I’m sure she was an asset to her neighborhood and to her employer. However, from what I keep hearing about San Francisco, it’s crazy gay STD-ridden liberal, illegal immigrant criminals, etc., not to mention that it’s so close to the San Andreas fault. Can’t say that about the northern suburbs of Detroit. We get more snow than S.F. and we don’t have the mountain views and all that, but I think people must be getting more bang for their buck here in the Great Lake State.
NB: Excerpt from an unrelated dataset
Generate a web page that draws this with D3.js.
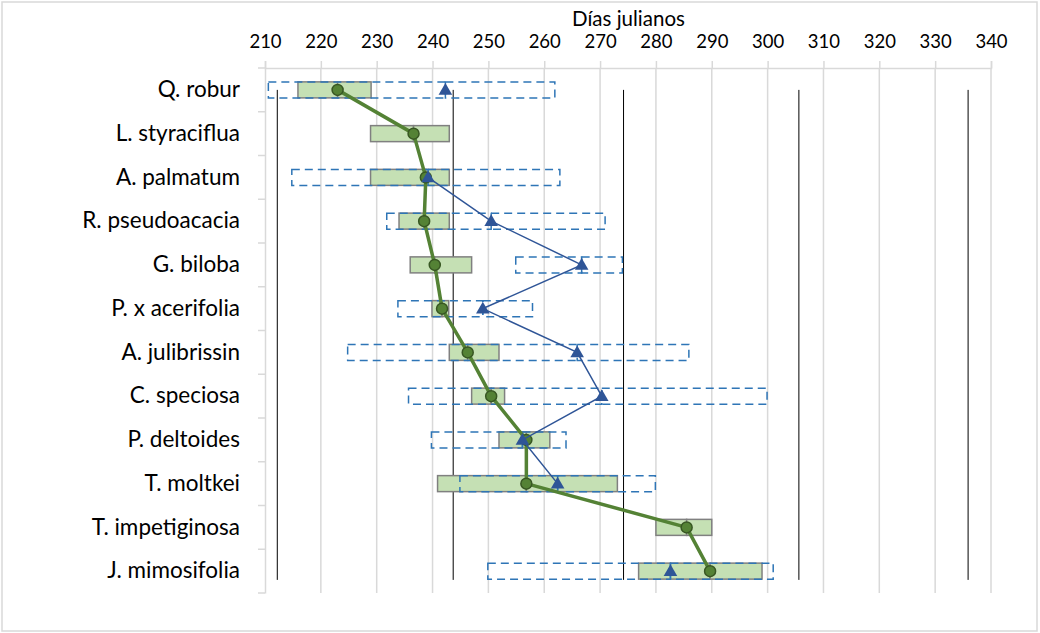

To each, their own. Or home is where the heart is, etc. You hear wrong about SF, probably like I hear bad stereotypes about Detroit being a burned out slum with half the people having fled, and all the good stuff abandoned and decayed. As for SF, much of it has been rebuilt after the 1989 earthquake. Whole new neighborhoods, a new ballpark, new transit links and a new waterfront. The gays are in decline, been leaving over the last 20 years. Being replaced by incoming techs with families of kids. Black population declined from 15 percent to less than 6 percent over last few decades. Crime is down. In most neighborhoods you see lots of baby strollers and kids in parks. The bad elements are largely confined to a few areas - Tenderloin/Civic Center, Bay View/Hunters Point and southeast corner. But even those areas, being the worst of SF, are becoming gentrified and are better than the average neighborhood in cities back east like Philadelphia and Jersey City.
A lot of transplants are here from the midwest, and vow never to go back. Mostly because of the great weather and not having to shovel snow. Plus it's easier to get a job. You're talking about an area 30 miles away from Detroit, where it's probably not as bad as Detroit. You go 10 miles away from SF and the neighborhoods are fantastic (I'm about 10 miles out). So if you're going to compare, do so in relative terms. Detroit is a hellhole, SF is not. Suburbs 30 miles out are not the core to do comparisons. As for my daughter, she left SF for the midwest; she and her husband are creating their own business there from savings - land and buildings are cheaper. But I'm sure she'll miss the venues of California life.